10.16.2006

33 – Dies Irae.

Tremei, mortais, pois que impende sobre nós a consumação dos tempos. Eu, que aprendi no livro do apóstolo João os sinais da besta imunda, do anunciado anticristo, conheço agora que a sua hora é chegada. Escutai, como eu escutei, as sete trombetas, vede, como eu vi, o romper dos sete selos, admirai, como eu admirei, o celestial galope dos quatro terríveis cavaleiros, esses quatro magníficos que vão remir a humanidade, destruindo-a. Temei o julgamento Daquele que está sentado, pois serão poucos os escolhidos, e muitos os condenados. Receai uma só coisa, mas fazei-o com toda a vossa alma: receai o sétimo dia!

Serve esta crónica para falar do apocalipse, e de como este está próximo. Desenganem-se os iludidos, pois é a esses que peço que abram os olhos, e vejam os sinais. Desde há muito que os quatro cavaleiros campeiam pelo mundo fora. A Peste vestiu roupagens mais modernas, e responde hoje pelos nomes de Sida, e de cancro, mas nem por isso é menor a sua pestilência. A Fome tem em avença metade do globo, e a Guerra por toda a parte decide os humanos destinos. Sobre os ricos despojos que estes três vão deixando, triunfa o sinistro cavalo pálido, cujo cavaleiro se chama Morte.

Resta então saber o seguinte, como se tem saído a mesa 19, neste turbulento final dos tempos? Como sempre, a nossa mesa está em sintonia com as grandes realidades, e também nela se tem visto o quebrar dos selos, também dela se têm escutado as ominosas trombetas. Prenunciou a primeira neve e gelo, e a atitude da Vânia para connosco arrefeceu. Com a segunda, tingiu-se de sangue a terça parte das águas dos rios e dos poços, e a Vânia pintou o cabelo com um tom mais escuro. Note-se que o cabelo da Vânia é, precisamente, um terço dos cabelos femininos que aí nos servem.

Há ainda as duas bestas do apocalipse. A primeira, vinda da terra, semelha um enorme urso, enquanto a segunda provirá do mar. Ora bem, já há algum tempo que o Zé Eduardo anda embezerrado como um urso, se é que os ursos podem parecer bezerros, e não é ilegítima a metáfora. Mais recentemente, o Rui Constâncio deu em passar toda a refeição calado, lembrando, pelo porte, postura e inacção, uma versão ampliada de um cavalo-marinho, embora a barba estrague um pouco o efeito. O hábito que o Paulo Sousa adquiriu recentemente, de se vestir de santola, não se enquadra bem nesta teoria, o que conduz à suspeita de que se trate apenas de uma manobra dele, para despistar.

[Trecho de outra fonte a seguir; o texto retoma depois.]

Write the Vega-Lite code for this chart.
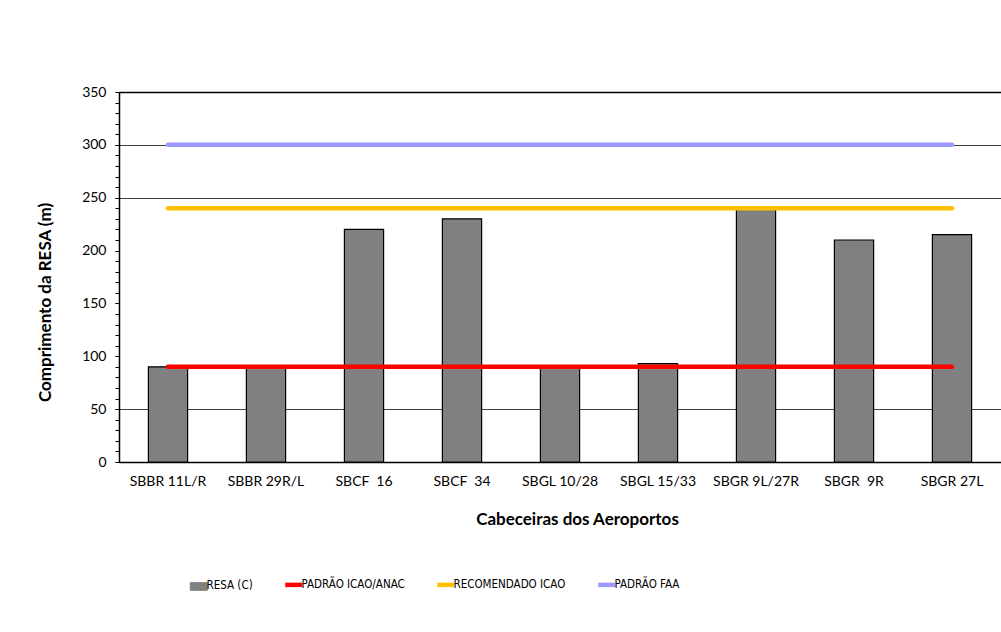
{
  "$schema": "https://vega.github.io/schema/vega-lite/v6.json",
  "width": 882,
  "height": 370,
  "autosize": {"type": "none"},
  "padding": {"left": 119, "top": 92, "right": 0, "bottom": 170},
  "background": "white",
  "config": {
    "font": "Lato",
    "view": {"stroke": "#808080", "strokeWidth": 1}
  },
  "data": {
    "values": [
      {"cabeceira": "SBBR 11L/R", "resa": 90, "PADRÃO ICAO/ANAC": 90, "RECOMENDADO ICAO": 240, "PADRÃO FAA": 300},
      {"cabeceira": "SBBR 29R/L", "resa": 90, "PADRÃO ICAO/ANAC": 90, "RECOMENDADO ICAO": 240, "PADRÃO FAA": 300},
      {"cabeceira": "SBCF\u00a0 16", "resa": 220, "PADRÃO ICAO/ANAC": 90, "RECOMENDADO ICAO": 240, "PADRÃO FAA": 300},
      {"cabeceira": "SBCF\u00a0 34", "resa": 230, "PADRÃO ICAO/ANAC": 90, "RECOMENDADO ICAO": 240, "PADRÃO FAA": 300},
      {"cabeceira": "SBGL 10/28", "resa": 90, "PADRÃO ICAO/ANAC": 90, "RECOMENDADO ICAO": 240, "PADRÃO FAA": 300},
      {"cabeceira": "SBGL 15/33", "resa": 93, "PADRÃO ICAO/ANAC": 90, "RECOMENDADO ICAO": 240, "PADRÃO FAA": 300},
      {"cabeceira": "SBGR 9L/27R", "resa": 240, "PADRÃO ICAO/ANAC": 90, "RECOMENDADO ICAO": 240, "PADRÃO FAA": 300},
      {"cabeceira": "SBGR\u00a0 9R", "resa": 210, "PADRÃO ICAO/ANAC": 90, "RECOMENDADO ICAO": 240, "PADRÃO FAA": 300},
      {"cabeceira": "SBGR 27L", "resa": 215, "PADRÃO ICAO/ANAC": 90, "RECOMENDADO ICAO": 240, "PADRÃO FAA": 300}
    ]
  },
  "resolve": {"axis": {"x": "independent", "y": "independent"}},
  "layer": [
    {
      "mark": {"type": "bar", "stroke": "#000000", "strokeWidth": 1.2},
      "encoding": {
        "x": {
          "field": "cabeceira",
          "type": "nominal",
          "sort": null,
          "scale": {"paddingInner": 0.6, "paddingOuter": 0.3},
          "axis": {
            "orient": "bottom",
            "labelAngle": 0,
            "ticks": false,
            "labelPadding": 12,
            "labelFontSize": 14,
            "labelColor": "#000000",
            "domainColor": "#000000",
            "domainWidth": 1.5,
            "title": "Cabeceiras dos Aeroportos",
            "titleFontSize": 17,
            "titleFontWeight": "bold",
            "titleColor": "#000000",
            "titlePadding": 23,
            "titleX": 458
          }
        },
        "y": {
          "field": "resa",
          "type": "quantitative",
          "scale": {"domain": [0, 350], "nice": false},
          "axis": {
            "orient": "left",
            "values": [0, 50, 100, 150, 200, 250, 300, 350],
            "tickSize": 4,
            "tickColor": "#000000",
            "domainColor": "#000000",
            "domainWidth": 1.5,
            "labelFontSize": 14,
            "labelColor": "#000000",
            "labelPadding": 9,
            "title": "Comprimento da RESA (m)",
            "titleFontSize": 17,
            "titleFontWeight": "bold",
            "titleColor": "#000000",
            "titlePadding": 27,
            "titleY": 210,
            "grid": true,
            "gridColor": "#404040",
            "gridOpacity": {
              "condition": {"test": "datum.value === 50 || datum.value === 250 || datum.value === 300", "value": 1},
              "value": 0
            }
          }
        },
        "color": {
          "datum": "RESA (C)",
          "scale": {
            "domain": ["RESA (C)", "PADRÃO ICAO/ANAC", "RECOMENDADO ICAO", "PADRÃO FAA"],
            "range": ["#808080", "#ff0000", "#ffc000", "#9999ff"]
          },
          "legend": {
            "orient": "none",
            "legendX": 74,
            "legendY": 487,
            "direction": "horizontal",
            "columns": 4,
            "title": null,
            "columnPadding": 23,
            "labelFont": "Liberation Sans Narrow, DejaVu Sans Condensed, Lato",
            "labelFontSize": 11.5,
            "labelColor": "#000000",
            "labelOffset": 2,
            "symbolSize": 289,
            "encode": {
              "symbols": {
                "update": {
                  "shape": {"signal": "datum.value === 'RESA (C)' ? 'M-1,-0.45H1V0.45H-1Z' : 'stroke'"},
                  "fill": {"signal": "datum.value === 'RESA (C)' ? '#808080' : 'transparent'"},
                  "stroke": {"signal": "datum.value === 'RESA (C)' ? '#000000' : scale('color', datum.value)"},
                  "strokeWidth": {"signal": "datum.value === 'RESA (C)' ? 1 : 4.5"},
                  "opacity": {"value": 1}
                }
              }
            }
          }
        }
      }
    },
    {
      "transform": [
        {"fold": ["PADRÃO ICAO/ANAC", "RECOMENDADO ICAO", "PADRÃO FAA"], "as": ["serie", "valor"]}
      ],
      "mark": {"type": "line", "strokeWidth": 4.5, "strokeCap": "round"},
      "encoding": {
        "x": {
          "field": "cabeceira",
          "type": "nominal",
          "sort": null,
          "axis": {
            "orient": "top",
            "labels": false,
            "ticks": false,
            "grid": false,
            "title": null,
            "domainColor": "#000000",
            "domainWidth": 1.5
          }
        },
        "y": {
          "field": "valor",
          "type": "quantitative",
          "axis": {
            "orient": "left",
            "values": [0, 10, 20, 30, 40, 50, 60, 70, 80, 90, 100, 110, 120, 130, 140, 150, 160, 170, 180, 190, 200, 210, 220, 230, 240, 250, 260, 270, 280, 290, 300, 310, 320, 330, 340, 350],
            "labels": false,
            "domain": false,
            "grid": false,
            "title": null,
            "tickSize": 4,
            "tickColor": "#000000"
          }
        },
        "color": {
          "field": "serie",
          "type": "nominal",
          "legend": {
            "orient": "none",
            "legendX": 74,
            "legendY": 487,
            "direction": "horizontal",
            "columns": 4,
            "title": null,
            "columnPadding": 23,
            "labelFont": "Liberation Sans Narrow, DejaVu Sans Condensed, Lato",
            "labelFontSize": 11.5,
            "labelColor": "#000000",
            "labelOffset": 2,
            "symbolSize": 289,
            "encode": {
              "symbols": {
                "update": {
                  "shape": {"signal": "datum.value === 'RESA (C)' ? 'M-1,-0.45H1V0.45H-1Z' : 'stroke'"},
                  "fill": {"signal": "datum.value === 'RESA (C)' ? '#808080' : 'transparent'"},
                  "stroke": {"signal": "datum.value === 'RESA (C)' ? '#000000' : scale('color', datum.value)"},
                  "strokeWidth": {"signal": "datum.value === 'RESA (C)' ? 1 : 4.5"},
                  "opacity": {"value": 1}
                }
              }
            }
          }
        }
      }
    }
  ]
}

Por falar nisso, o nosso Paulo tem um segredo. Gostava de o contar aqui, mas não posso, porque é segredo. Isto não significa, como se poderia pensar, que eu me comprometi a manter a coisa confidencial, mas sim que não posso mesmo contá-lo, porque também é segredo para mim. Ele não mo conta, porque diz que não sou de confiança. De qualquer modo, a coisa é intrigante: quando um indivíduo é um reconhecido pederasta, com toda a fibra moral de uma feijoada, e uma marcada apetência por pornografia alternativa, que outro segredo poderá ainda ter, que considere embaraçoso?

Estou apenas a brincar, como é evidente. O nosso amigo Paulo não é nenhuma dessas coisas. É mesmo, estou disposto a jurá-lo, uma das santolas mais porreiras que conheço, mas está-me a irritar não saber o seu segredo. O assunto veio à baila numa altura em que a mesa discutia episódios diversos, todos envolvendo o acto de cagar fora do penico. Tudo leva portanto a crer que o segredo do Paulo se enquadre neste esquema de merda, fazendo assim jus à sua proveniência de Bostis Merdix 7. Ou isso, ou então será outra merda qualquer.

E deste modo vamos indo, sempre receosos dos calamitosos portentos que nos aguardam. A Vânia está cada vez mais ríspida, e ameaça-nos a torto e a direito. É evidente que é ela o Sentado, que virá separar os justos dos culpados, lançando estes últimos nas eternas labaredas infernais. Bem se vê que já nos julgou, e estamos todos condenados a descer às catacumbas.

Está visto, vamos passar a eternidade na cave do restaurante, com o ar condicionado desligado. Não importa, mais tarde haverá luar, e talvez um penico para o Paulo, também.